──────── Data records ────────
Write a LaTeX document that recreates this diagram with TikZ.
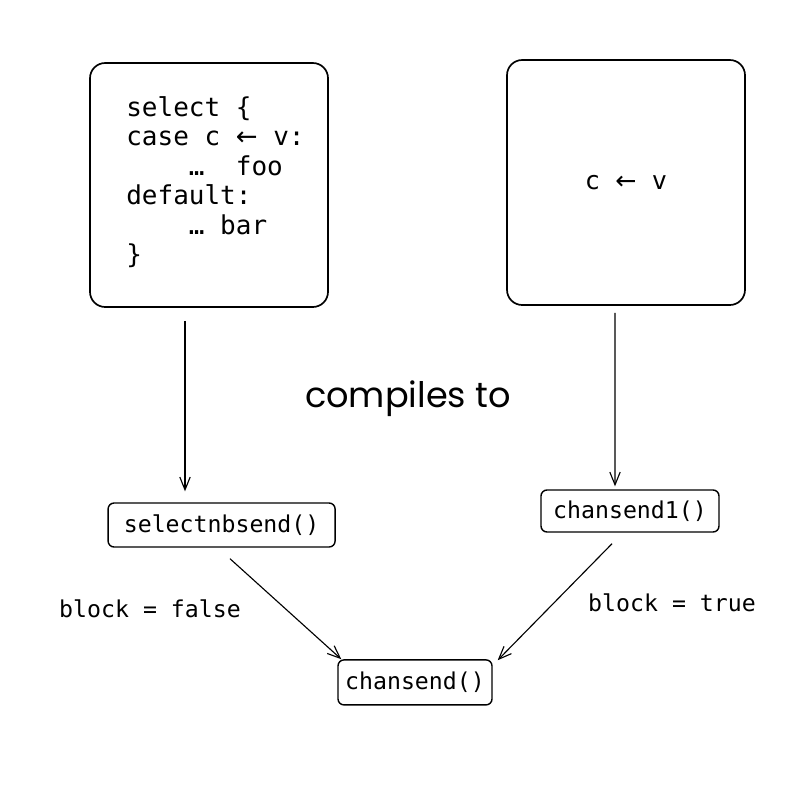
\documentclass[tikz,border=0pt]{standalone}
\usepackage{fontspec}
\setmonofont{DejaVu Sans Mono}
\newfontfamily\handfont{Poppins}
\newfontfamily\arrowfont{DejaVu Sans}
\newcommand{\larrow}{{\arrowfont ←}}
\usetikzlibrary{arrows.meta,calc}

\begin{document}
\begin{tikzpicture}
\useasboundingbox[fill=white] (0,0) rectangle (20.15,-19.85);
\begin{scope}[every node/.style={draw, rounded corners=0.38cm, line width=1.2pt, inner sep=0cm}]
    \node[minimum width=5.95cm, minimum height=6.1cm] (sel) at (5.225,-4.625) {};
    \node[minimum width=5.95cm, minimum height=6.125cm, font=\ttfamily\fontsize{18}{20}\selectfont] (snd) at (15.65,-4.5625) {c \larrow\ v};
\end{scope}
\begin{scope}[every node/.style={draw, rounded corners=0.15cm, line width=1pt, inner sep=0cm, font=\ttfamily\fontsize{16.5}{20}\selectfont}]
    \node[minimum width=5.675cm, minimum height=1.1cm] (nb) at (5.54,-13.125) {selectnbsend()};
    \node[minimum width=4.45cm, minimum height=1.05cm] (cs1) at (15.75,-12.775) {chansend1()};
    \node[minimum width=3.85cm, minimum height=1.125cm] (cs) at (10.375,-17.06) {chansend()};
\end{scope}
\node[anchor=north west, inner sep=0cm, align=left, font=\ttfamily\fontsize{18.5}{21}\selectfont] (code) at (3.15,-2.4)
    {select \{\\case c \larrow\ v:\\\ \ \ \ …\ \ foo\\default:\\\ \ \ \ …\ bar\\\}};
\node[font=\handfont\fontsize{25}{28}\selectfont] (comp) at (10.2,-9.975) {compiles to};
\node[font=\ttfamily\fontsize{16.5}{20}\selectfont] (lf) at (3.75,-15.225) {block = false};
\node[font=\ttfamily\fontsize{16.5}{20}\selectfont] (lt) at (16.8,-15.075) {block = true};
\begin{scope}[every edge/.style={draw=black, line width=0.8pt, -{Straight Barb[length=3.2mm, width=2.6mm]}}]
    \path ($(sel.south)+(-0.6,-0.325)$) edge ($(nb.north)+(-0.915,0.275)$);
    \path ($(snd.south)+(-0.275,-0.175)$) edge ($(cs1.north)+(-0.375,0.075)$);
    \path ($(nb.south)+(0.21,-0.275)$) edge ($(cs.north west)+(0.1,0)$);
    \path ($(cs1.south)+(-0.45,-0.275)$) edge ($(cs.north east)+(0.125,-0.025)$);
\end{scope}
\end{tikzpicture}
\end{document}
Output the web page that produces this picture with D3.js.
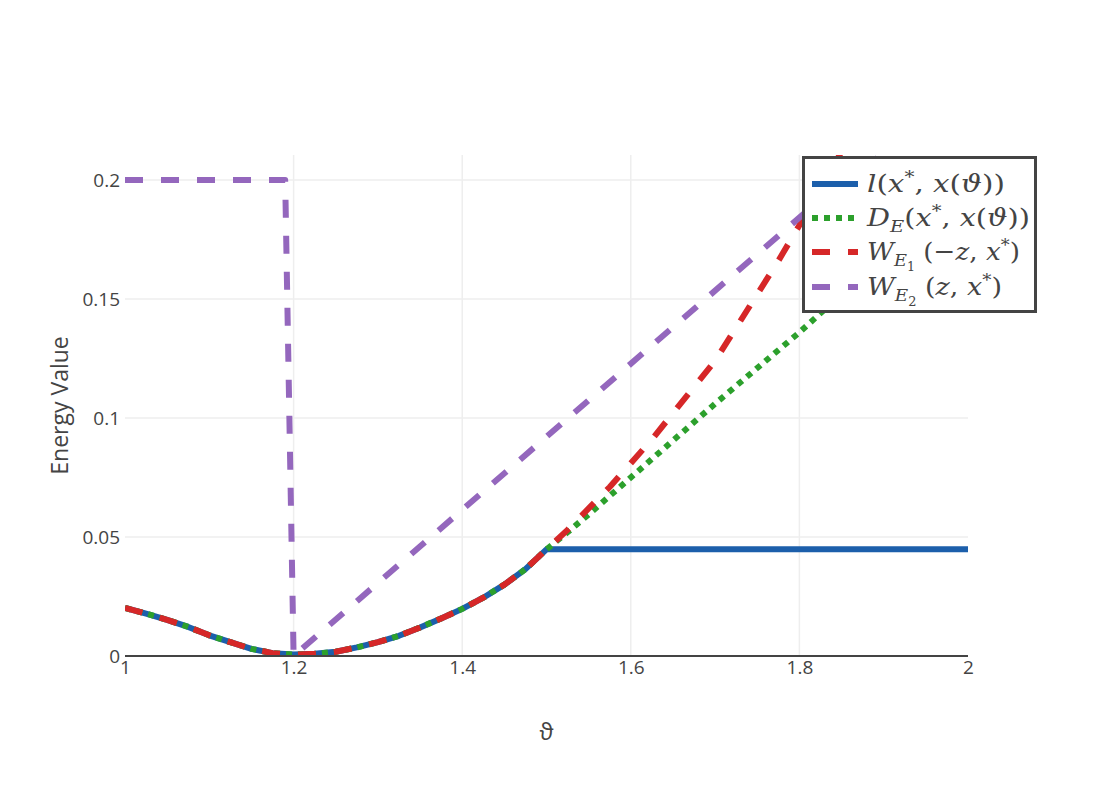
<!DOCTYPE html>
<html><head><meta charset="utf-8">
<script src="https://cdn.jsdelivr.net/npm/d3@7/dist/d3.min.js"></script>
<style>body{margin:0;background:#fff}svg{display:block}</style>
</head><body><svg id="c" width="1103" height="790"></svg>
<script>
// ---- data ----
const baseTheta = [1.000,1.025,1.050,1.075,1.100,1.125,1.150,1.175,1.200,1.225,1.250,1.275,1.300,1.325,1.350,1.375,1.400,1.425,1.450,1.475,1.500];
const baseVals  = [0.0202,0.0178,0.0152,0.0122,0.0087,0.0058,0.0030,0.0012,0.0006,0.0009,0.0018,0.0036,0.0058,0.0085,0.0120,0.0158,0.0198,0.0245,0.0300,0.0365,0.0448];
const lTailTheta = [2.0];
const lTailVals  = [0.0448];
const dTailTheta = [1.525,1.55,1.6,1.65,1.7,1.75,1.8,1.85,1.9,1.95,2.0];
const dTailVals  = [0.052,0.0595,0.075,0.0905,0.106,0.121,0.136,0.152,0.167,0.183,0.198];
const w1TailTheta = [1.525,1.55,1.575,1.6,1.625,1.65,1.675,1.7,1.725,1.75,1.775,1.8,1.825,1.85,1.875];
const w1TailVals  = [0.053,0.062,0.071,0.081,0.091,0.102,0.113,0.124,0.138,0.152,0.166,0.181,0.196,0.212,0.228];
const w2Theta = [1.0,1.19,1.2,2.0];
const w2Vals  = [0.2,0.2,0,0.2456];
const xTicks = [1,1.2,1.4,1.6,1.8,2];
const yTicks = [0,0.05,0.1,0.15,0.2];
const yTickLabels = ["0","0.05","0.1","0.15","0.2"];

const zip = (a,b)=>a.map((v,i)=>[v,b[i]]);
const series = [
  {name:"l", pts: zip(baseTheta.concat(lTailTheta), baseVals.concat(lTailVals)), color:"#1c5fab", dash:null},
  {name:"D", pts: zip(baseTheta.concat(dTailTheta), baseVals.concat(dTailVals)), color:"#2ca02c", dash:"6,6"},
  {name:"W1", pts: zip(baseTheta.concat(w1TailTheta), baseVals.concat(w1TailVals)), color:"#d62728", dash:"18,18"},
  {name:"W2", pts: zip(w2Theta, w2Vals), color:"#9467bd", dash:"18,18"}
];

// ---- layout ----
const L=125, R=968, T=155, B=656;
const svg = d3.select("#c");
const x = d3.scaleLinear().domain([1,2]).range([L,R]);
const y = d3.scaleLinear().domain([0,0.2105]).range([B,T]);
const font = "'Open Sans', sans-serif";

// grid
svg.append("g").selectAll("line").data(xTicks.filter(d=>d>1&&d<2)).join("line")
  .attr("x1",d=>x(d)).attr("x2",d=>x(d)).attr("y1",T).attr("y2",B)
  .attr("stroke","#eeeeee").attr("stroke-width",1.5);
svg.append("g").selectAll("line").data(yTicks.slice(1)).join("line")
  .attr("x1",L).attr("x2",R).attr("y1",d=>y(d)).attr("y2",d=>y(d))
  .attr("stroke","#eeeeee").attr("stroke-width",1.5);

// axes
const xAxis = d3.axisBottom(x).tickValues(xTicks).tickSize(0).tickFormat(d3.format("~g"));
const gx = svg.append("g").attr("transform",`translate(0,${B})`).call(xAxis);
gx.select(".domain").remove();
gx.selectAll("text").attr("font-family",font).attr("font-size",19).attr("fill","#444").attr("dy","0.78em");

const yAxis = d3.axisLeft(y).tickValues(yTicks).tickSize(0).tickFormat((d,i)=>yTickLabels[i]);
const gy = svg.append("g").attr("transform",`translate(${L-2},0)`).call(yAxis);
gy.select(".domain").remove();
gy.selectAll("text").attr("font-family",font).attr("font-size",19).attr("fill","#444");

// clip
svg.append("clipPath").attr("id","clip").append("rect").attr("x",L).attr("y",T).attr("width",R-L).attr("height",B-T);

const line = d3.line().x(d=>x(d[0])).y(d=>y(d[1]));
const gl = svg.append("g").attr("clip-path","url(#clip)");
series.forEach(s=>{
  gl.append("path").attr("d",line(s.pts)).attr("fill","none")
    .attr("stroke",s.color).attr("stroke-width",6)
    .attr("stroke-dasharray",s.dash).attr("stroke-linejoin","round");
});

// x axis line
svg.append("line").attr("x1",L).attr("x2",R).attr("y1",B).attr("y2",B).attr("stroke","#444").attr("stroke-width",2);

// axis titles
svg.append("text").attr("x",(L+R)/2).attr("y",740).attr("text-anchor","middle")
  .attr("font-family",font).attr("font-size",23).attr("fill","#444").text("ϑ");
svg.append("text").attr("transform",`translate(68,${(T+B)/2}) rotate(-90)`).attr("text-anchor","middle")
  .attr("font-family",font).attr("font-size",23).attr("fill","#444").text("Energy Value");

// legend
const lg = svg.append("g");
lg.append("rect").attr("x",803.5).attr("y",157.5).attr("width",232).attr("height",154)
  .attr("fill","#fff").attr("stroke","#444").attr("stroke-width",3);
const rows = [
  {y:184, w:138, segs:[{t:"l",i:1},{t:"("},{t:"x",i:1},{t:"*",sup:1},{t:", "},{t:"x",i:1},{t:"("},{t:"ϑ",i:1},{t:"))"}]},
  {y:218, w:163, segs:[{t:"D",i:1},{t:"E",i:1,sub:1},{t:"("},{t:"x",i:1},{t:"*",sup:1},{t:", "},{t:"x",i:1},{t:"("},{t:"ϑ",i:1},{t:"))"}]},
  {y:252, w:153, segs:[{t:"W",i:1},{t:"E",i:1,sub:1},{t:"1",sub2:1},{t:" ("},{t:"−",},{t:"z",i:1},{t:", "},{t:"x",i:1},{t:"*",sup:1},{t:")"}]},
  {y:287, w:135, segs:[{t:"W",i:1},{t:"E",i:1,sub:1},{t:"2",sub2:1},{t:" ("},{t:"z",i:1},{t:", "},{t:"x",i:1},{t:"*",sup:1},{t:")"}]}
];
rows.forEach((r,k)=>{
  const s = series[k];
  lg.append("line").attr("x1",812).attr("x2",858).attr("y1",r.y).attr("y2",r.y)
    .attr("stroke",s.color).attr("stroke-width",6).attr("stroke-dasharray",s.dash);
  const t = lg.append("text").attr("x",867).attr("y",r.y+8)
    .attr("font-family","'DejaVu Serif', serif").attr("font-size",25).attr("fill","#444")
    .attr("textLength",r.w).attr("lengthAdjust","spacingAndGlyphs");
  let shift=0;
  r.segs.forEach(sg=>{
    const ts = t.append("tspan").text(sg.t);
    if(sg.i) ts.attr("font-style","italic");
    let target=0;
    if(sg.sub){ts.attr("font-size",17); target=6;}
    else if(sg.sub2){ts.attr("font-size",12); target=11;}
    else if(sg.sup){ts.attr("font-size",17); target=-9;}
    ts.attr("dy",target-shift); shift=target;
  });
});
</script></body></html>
────────
──────── Data records ────────
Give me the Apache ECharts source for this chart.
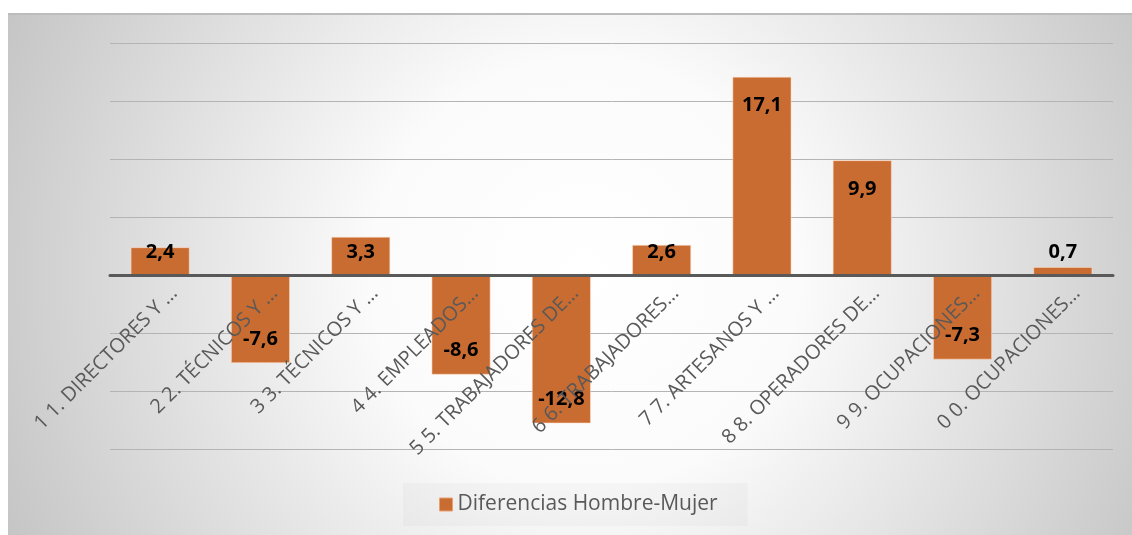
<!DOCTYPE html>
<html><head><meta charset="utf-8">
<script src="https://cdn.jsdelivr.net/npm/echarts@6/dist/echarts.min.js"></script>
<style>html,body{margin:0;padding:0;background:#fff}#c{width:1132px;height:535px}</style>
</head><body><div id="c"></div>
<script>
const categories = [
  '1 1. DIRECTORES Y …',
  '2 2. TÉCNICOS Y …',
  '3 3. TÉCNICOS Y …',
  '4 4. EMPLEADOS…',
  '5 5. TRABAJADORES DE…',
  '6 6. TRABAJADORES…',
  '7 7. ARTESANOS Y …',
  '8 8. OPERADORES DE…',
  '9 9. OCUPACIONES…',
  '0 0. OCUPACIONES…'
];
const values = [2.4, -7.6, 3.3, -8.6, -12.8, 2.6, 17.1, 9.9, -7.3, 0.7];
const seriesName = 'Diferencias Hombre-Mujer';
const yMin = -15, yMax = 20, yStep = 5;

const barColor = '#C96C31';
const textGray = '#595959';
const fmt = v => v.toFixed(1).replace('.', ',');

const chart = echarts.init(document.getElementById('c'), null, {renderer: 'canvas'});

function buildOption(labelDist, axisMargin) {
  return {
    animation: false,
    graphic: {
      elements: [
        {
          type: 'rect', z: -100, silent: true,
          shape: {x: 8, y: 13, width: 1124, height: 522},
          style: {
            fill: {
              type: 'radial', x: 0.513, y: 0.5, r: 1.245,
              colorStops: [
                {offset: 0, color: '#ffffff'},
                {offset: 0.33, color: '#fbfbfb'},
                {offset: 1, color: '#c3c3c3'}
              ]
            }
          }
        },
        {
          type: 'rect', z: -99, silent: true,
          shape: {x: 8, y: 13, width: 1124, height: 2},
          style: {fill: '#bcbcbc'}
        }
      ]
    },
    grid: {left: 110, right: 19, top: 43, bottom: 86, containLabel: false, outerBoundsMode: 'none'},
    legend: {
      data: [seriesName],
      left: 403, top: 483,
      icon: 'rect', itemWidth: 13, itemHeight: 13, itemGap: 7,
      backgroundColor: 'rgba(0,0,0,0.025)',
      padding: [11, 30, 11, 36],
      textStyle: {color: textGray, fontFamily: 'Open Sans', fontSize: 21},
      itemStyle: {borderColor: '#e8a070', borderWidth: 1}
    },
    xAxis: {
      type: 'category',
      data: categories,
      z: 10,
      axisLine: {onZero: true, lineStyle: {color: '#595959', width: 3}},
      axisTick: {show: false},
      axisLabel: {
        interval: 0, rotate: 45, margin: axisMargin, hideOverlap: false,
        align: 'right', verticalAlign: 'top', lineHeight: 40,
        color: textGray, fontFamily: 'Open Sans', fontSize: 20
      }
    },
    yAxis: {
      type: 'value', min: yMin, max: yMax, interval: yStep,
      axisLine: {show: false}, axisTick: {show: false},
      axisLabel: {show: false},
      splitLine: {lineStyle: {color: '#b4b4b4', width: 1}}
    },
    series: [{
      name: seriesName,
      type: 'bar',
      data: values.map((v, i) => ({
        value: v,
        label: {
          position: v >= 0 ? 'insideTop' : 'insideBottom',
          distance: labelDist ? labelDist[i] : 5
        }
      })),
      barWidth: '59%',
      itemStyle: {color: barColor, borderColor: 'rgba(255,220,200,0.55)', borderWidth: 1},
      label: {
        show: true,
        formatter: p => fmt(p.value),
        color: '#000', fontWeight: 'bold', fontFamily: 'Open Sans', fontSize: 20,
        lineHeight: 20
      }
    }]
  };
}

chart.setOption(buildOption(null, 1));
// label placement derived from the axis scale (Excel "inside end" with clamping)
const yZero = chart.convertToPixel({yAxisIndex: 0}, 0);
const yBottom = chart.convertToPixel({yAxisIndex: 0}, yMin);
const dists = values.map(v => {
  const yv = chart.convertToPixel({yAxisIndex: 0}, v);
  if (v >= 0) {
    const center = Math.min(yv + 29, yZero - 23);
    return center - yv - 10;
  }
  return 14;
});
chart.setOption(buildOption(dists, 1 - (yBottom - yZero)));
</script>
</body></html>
────────
What you should do: Among the lines of the records above, count those holding the string "that", and report only the number.

Task output: 2